▶ Aim of the exercise
Copy out each line of the material below that holds the string "React".

▶ Data lines
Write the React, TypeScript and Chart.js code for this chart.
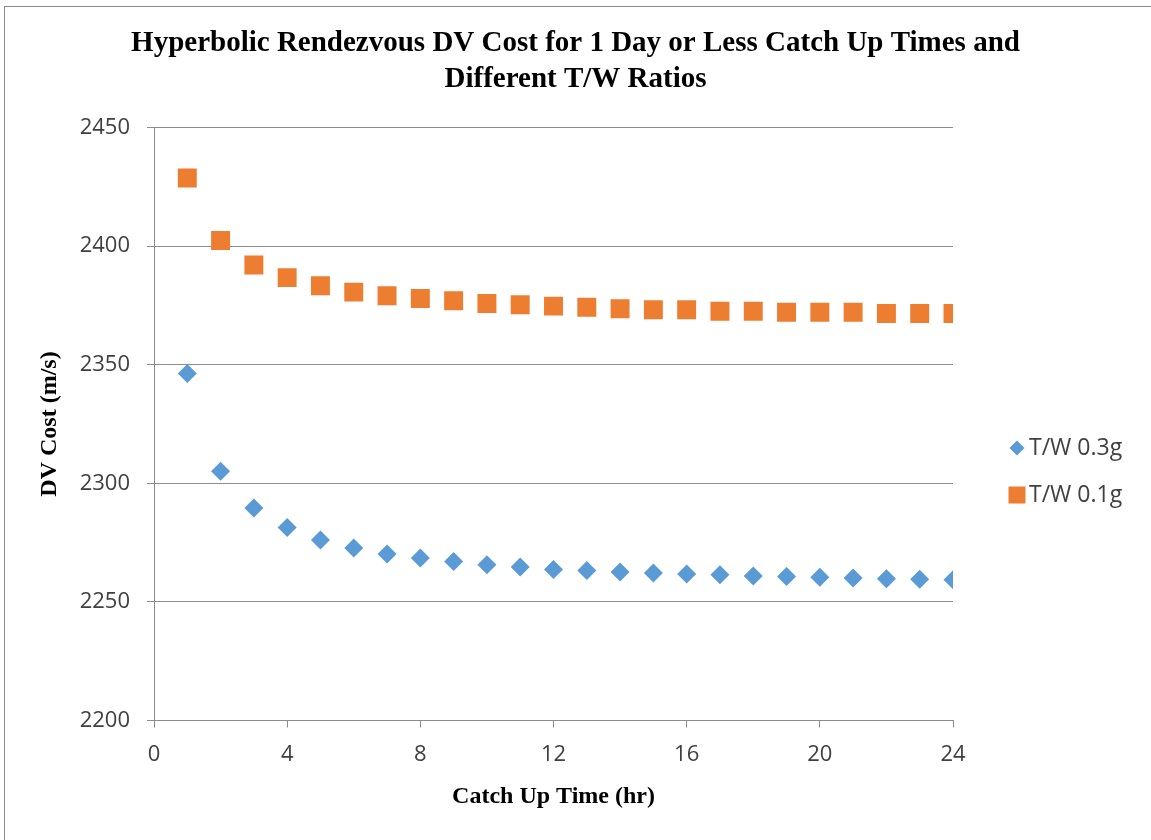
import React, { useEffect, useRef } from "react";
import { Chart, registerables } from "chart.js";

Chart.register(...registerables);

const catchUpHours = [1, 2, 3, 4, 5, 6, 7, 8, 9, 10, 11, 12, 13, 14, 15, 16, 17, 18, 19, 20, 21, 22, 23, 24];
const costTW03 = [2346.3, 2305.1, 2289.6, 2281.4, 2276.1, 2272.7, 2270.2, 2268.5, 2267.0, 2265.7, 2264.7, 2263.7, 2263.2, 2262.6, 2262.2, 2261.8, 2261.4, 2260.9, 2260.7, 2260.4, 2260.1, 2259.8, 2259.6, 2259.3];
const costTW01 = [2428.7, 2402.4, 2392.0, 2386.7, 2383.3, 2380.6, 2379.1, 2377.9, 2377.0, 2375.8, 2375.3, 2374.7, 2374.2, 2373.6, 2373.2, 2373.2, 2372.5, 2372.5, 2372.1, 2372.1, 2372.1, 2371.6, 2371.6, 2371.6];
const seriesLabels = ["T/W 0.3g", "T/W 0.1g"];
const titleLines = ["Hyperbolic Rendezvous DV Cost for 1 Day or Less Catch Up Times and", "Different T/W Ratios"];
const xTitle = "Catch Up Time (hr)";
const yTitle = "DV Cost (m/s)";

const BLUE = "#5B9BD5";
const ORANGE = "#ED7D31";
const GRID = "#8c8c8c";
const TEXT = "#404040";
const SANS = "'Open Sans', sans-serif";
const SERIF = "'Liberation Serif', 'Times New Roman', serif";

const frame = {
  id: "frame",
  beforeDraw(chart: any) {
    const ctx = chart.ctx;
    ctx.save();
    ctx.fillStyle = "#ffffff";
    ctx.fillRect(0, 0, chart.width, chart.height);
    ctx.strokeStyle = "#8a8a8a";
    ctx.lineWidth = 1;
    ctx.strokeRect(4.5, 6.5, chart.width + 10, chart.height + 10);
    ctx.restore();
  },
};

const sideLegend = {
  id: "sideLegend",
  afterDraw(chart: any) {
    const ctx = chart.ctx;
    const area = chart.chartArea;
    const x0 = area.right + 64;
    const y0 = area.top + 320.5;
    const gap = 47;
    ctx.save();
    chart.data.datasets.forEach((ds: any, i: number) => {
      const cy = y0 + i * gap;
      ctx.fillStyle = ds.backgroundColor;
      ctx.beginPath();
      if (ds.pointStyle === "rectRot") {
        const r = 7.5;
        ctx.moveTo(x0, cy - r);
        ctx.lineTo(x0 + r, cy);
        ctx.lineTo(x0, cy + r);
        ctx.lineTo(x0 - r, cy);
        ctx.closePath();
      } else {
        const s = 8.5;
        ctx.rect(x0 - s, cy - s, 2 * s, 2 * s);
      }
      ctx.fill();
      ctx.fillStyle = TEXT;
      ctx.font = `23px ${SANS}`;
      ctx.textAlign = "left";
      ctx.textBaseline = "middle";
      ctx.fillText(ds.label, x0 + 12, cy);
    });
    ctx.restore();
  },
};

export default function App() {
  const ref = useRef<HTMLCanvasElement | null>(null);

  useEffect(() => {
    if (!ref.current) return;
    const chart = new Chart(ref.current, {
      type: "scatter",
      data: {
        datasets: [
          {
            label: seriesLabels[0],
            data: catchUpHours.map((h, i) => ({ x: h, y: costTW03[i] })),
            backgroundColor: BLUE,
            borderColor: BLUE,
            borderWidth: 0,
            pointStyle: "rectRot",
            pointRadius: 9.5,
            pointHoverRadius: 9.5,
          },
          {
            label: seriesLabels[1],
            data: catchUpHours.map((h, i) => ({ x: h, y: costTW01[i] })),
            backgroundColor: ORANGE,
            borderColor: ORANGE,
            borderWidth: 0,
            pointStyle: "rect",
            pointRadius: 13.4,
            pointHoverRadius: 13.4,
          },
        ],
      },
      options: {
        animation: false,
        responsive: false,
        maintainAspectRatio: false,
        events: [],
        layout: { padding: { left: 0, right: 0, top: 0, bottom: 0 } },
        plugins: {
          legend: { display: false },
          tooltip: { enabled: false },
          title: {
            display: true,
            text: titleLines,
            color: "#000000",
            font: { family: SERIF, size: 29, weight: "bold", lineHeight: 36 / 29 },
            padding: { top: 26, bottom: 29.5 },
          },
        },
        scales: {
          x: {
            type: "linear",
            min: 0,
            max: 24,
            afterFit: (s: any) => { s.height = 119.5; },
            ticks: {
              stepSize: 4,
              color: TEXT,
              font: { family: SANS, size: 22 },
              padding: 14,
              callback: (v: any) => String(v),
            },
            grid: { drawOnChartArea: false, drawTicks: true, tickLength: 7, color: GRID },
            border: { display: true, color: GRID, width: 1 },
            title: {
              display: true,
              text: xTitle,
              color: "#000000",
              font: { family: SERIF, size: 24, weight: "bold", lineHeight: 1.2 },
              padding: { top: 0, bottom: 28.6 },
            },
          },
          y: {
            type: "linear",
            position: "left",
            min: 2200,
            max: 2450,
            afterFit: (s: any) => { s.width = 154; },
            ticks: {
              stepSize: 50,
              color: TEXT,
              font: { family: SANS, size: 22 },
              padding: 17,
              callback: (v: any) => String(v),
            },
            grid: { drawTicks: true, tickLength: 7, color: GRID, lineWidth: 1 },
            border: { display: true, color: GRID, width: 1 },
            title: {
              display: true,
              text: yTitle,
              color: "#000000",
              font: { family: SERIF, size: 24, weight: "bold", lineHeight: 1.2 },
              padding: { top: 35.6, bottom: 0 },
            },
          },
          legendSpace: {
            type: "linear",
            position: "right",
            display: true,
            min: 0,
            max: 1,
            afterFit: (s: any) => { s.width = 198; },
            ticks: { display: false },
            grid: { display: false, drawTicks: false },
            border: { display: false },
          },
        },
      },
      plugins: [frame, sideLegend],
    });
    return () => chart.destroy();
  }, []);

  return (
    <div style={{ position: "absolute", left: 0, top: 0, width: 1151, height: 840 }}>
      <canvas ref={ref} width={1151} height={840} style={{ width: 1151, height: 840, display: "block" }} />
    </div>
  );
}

▶ Complete answer
Write the React, TypeScript and Chart.js code for this chart.
import React, { useEffect, useRef } from "react";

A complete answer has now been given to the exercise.